>> Start

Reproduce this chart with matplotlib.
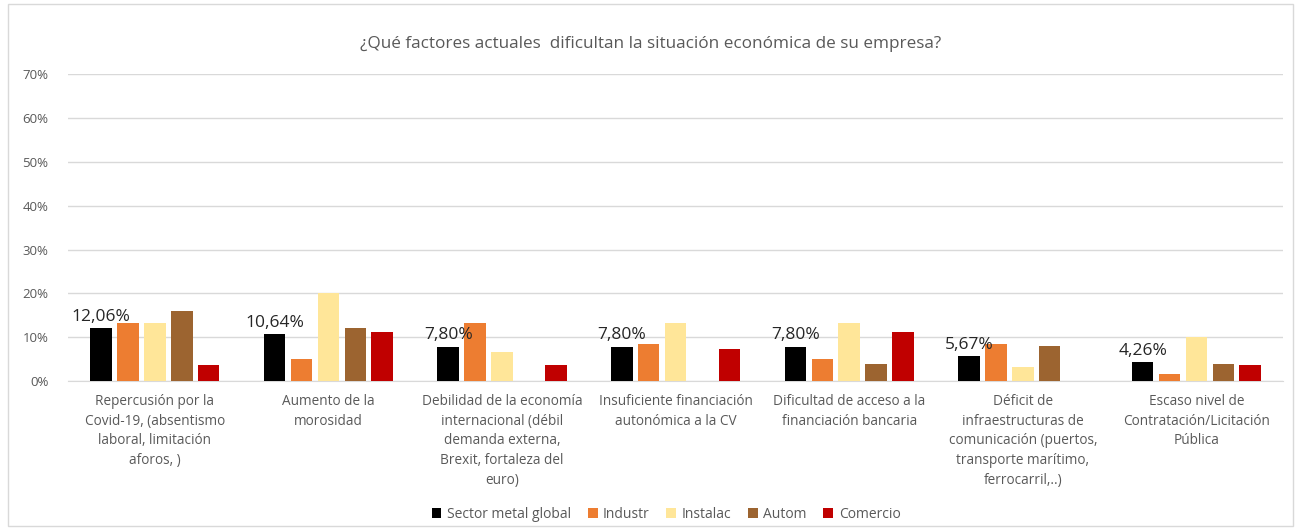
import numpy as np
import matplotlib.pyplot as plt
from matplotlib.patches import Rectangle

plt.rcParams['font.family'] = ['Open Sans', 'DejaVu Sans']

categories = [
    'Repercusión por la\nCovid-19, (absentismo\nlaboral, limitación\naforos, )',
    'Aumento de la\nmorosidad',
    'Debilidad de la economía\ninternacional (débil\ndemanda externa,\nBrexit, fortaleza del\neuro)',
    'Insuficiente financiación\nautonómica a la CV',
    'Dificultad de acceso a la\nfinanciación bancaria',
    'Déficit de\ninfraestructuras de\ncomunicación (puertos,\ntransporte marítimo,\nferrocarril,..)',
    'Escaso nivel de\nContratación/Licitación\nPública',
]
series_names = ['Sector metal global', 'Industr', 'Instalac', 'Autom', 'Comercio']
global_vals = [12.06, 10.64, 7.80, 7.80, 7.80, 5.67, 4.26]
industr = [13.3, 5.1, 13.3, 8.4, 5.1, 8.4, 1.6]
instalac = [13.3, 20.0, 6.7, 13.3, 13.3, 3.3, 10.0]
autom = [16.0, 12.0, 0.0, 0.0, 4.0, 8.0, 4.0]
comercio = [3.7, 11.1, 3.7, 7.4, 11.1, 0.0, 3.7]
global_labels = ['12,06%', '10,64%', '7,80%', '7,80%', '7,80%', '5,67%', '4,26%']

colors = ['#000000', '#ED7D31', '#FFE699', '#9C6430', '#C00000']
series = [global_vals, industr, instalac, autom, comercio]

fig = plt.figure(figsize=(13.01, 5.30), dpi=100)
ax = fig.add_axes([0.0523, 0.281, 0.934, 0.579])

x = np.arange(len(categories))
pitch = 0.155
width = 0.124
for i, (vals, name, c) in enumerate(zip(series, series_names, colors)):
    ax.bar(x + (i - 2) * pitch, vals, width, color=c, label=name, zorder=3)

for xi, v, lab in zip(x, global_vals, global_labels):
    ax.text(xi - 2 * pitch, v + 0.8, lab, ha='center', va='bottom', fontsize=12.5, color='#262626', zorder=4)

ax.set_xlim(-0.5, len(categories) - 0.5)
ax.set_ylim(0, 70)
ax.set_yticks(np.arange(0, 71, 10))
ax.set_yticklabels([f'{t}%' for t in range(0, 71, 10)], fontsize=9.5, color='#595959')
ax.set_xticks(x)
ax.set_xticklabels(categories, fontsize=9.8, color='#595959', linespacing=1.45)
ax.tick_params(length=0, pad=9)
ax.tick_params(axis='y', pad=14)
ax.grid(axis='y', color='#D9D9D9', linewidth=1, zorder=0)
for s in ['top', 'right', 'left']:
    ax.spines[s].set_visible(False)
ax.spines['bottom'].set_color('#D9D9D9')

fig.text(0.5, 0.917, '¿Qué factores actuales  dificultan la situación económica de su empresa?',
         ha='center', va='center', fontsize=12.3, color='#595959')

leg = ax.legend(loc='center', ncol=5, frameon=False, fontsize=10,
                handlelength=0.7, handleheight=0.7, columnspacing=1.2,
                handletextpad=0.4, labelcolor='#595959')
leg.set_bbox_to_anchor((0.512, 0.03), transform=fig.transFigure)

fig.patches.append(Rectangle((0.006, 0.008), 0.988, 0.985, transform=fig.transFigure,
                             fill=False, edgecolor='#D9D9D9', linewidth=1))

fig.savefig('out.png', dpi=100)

>> End
>> Start

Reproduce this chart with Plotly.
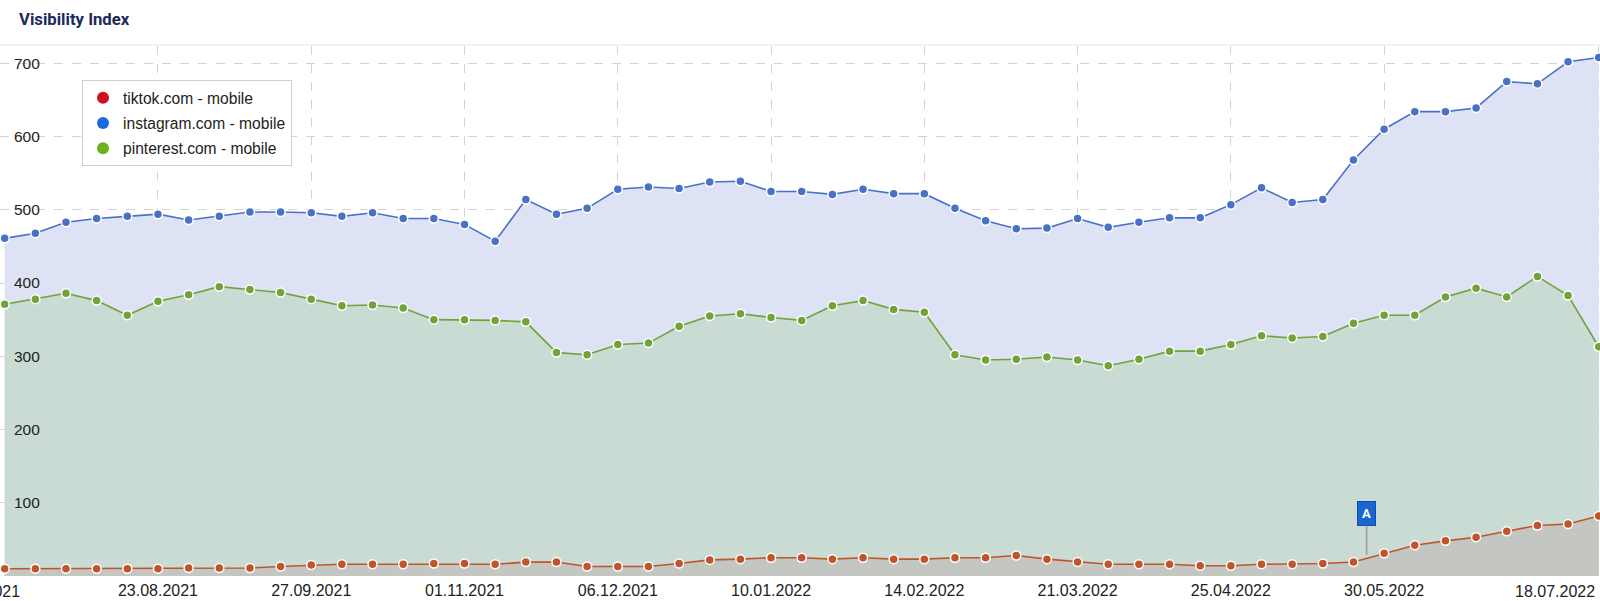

>> End

▶ AIM: From the records above, pull out each line that has "matplotlib".

▶ TASK RESULT:
Reproduce this chart with matplotlib.
import matplotlib.pyplot as plt
from matplotlib.patches import Rectangle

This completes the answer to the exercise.